Constantin Asofiei wrote:

Improvements need to be made to dynamic query interpreter, too. It takes ~280ms for 6500 'interpret' calls.

I do not know how exactly to interpret this. How does this compare to compiled version of the same query?

Constantin Asofiei wrote:

Ovidiu, I don't see any calls originating from interpret, into the application (via ControlFlowOps). Most of the time is being spent in callMethod, which includes:

• 34% of the time in Utils.invoke, with ~80% of the time spent in i.e. p2j.persist.PreselectQuery.initialize

Can we short cut the Utils.invoke and call directly PreselectQuery.initialize()? There are 18 overloaded variants.

• (almost all) the rest of the time is spent in collectParameters which calls evalExpression, with ~20% of the time in AnnotatedAst.isAnnotation

Yes, as expected. we need to resolve and evaluate the parameters to know which method to invoke. The evalExpression() starts with with a check for a cached runtime-value annotation, in which case the value is returned. If found, the value is returned so, since this is the only code executed, the percent of isAnnotation is reasonable. Can we improve it? Like replacing the annotation with a member for direct access? I am thinking of a specialized AST (JavaAst) with runtime annotations as members instead. No more access using Map structure.

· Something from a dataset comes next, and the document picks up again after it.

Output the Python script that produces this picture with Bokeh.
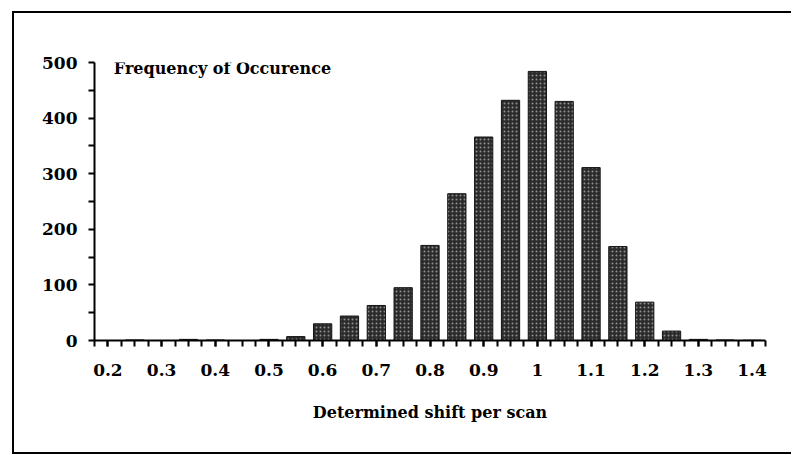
from bokeh.plotting import figure
from bokeh.models import (ColumnDataSource, FixedTicker, CustomJSTickFormatter,
                          Label, Range1d)
from bokeh.embed import file_html
from bokeh.resources import INLINE

# ---- data ----
shift = [0.20, 0.25, 0.30, 0.35, 0.40, 0.45, 0.50, 0.55, 0.60, 0.65, 0.70, 0.75,
         0.80, 0.85, 0.90, 0.95, 1.00, 1.05, 1.10, 1.15, 1.20, 1.25, 1.30, 1.35, 1.40]
frequency = [0, 1, 0, 2, 1, 0, 2, 7, 30, 44, 63, 95,
             171, 264, 366, 432, 484, 430, 311, 169, 69, 17, 2, 1, 0.5]

x_tick_values = [0.2, 0.3, 0.4, 0.5, 0.6, 0.7, 0.8, 0.9, 1.0, 1.1, 1.2, 1.3, 1.4]
x_tick_labels = ["0.2", "0.3", "0.4", "0.5", "0.6", "0.7", "0.8", "0.9", "1",
                 "1.1", "1.2", "1.3", "1.4"]
x_minor_ticks = [round(0.175 + 0.025 * i, 3) for i in range(51)]
y_tick_values = [0, 100, 200, 300, 400, 500]
y_minor_ticks = [50, 150, 250, 350, 450]

FONT = "DejaVu Serif"

src = ColumnDataSource(dict(x=shift, top=frequency))

p = figure(width=779, height=443, output_backend="svg", toolbar_location=None,
           x_range=Range1d(0.175, 1.425), y_range=Range1d(0, 500),
           min_border_left=80, min_border_right=28, min_border_top=49,
           min_border_bottom=116)
p.margin = (11, 0, 0, 12)
p.styles = {"border-left": "2px solid black", "border-top": "2px solid black",
            "border-bottom": "2px solid black"}
p.outline_line_color = None
p.grid.visible = False
p.background_fill_color = "white"
p.border_fill_color = "white"

p.vbar(x="x", top="top", width=0.034, bottom=0, source=src,
       fill_color="#2b2b2b", line_color="#151515", line_width=1,
       hatch_pattern=".", hatch_color="#909090", hatch_scale=4, hatch_weight=1.2)

# x axis
xa = p.xaxis[0]
xa.ticker = FixedTicker(ticks=x_tick_values, minor_ticks=x_minor_ticks)
xa.formatter = CustomJSTickFormatter(args=dict(labels=x_tick_labels),
                                     code="return labels[index];")
xa.axis_label = "Determined shift per scan"
xa.axis_label_text_font = FONT
xa.axis_label_text_font_style = "bold"
xa.axis_label_text_font_size = "16px"
xa.axis_label_text_color = "black"
xa.axis_label_standoff = 24
xa.major_label_text_font = FONT
xa.major_label_text_font_size = "17px"
xa.major_label_text_font_style = "bold"
xa.major_label_standoff = 17
for ax in (xa, p.yaxis[0]):
    ax.axis_line_width = 2
    ax.axis_line_color = "black"
    ax.major_tick_line_width = 2
    ax.minor_tick_line_width = 2
    ax.major_tick_out = 6
    ax.major_tick_in = 0
    ax.minor_tick_out = 6
    ax.minor_tick_in = 0
    ax.major_tick_line_color = "black"
    ax.minor_tick_line_color = "black"
    ax.major_label_text_color = "black"

ya = p.yaxis[0]
ya.ticker = FixedTicker(ticks=y_tick_values, minor_ticks=y_minor_ticks)
ya.major_label_text_font = FONT
ya.major_label_text_font_size = "17px"
ya.major_label_text_font_style = "bold"
ya.major_label_standoff = 11

p.add_layout(Label(x=0.211, y=490, text="Frequency of Occurence",
                   text_font=FONT, text_font_size="16px", text_font_style="bold",
                   text_baseline="middle", text_color="black"))

open("out.html", "w").write(file_html(p, INLINE))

callMethod is being executed ~24k times.

I do not think we can reduce that.

Ovidiu, the problem is when the query predicate for the dynamic query is really unique (think a UUID is used as an operand). I wrote a test which executes 10k static and dynamic queries (in a Java FOR block, so any RUN processing does not interfere), the blocks looks like this:

         int n = 10000;
         Random r = new Random(System.currentTimeMillis());
         long l1 = System.nanoTime();
         for (int i = 0; i < n; i++)
         {
            query0 = new QueryWrapper("q", false);
            query0.addBuffer(tt1, true);
            query0.addBuffer(tt2, true);
            query0.assign(new CompoundQuery().initialize(true, false));
            query0.addComponent(new AdaptiveQuery().initialize(tt1, ((String) null), null, "tt1.recid asc"));
            query0.addComponent(new AdaptiveQuery().initialize(tt2, "tt2.f2 = ? and ? = tt2.f2", null, "tt2.recid asc", new Object[]
            {
               i * (r.nextInt(10000) + 1),
               new FieldReference(tt1, "f1")
            }));
            query0.open();
            query0.close();
         }

         long l2 = System.nanoTime();
         System.out.println((l2 - l1) / 1000000d);

         l1 = System.nanoTime();
         for (int i = 0; i < n; i++)
         {
            hq = UndoableFactory.handle();
            QueryWrapper.createQuery(hq);
            hq.unwrapBufferCollection().addBuffer(new handle(buffer(tt1)));
            hq.unwrapBufferCollection().addBuffer(new handle(buffer(tt2)));
            hq.unwrapQuery().prepare(concat("for each tt1, each tt2 where tt2.f2 = ", valueOf(i * (r.nextInt(10000) + 1)), " and tt1.f1 = tt2.f2"));
            hq.unwrapQuery().queryOpen();
            HandleOps.delete(hq);
         }
         l2 = System.nanoTime();
         System.out.println((l2 - l1) / 1000000d);

In OE, the same code (including RUN), executes in 26ms for static query and 210ms for dynamic queries.

In FWD, the times are:

Run 1: 108.900789 and 1318.27071
Run 2: 46.487962 and 681.405206
Run 3: 46.355109 and 600.647235

The dynamic case is 3-6 times slower than OE, and the static case 2-5 times slower. I added the 'random' to make the queries (mostly) unique, because I was puzzled why second (and subsequent) runs were taking 40-50ms for the dynamic case.

So, the problem is when the query predicates are unique. Both temp-tables are empty, no results are being returned by JDBC. I don't yet understand why in FWD, for the second run, the time is 46ms for the static query case.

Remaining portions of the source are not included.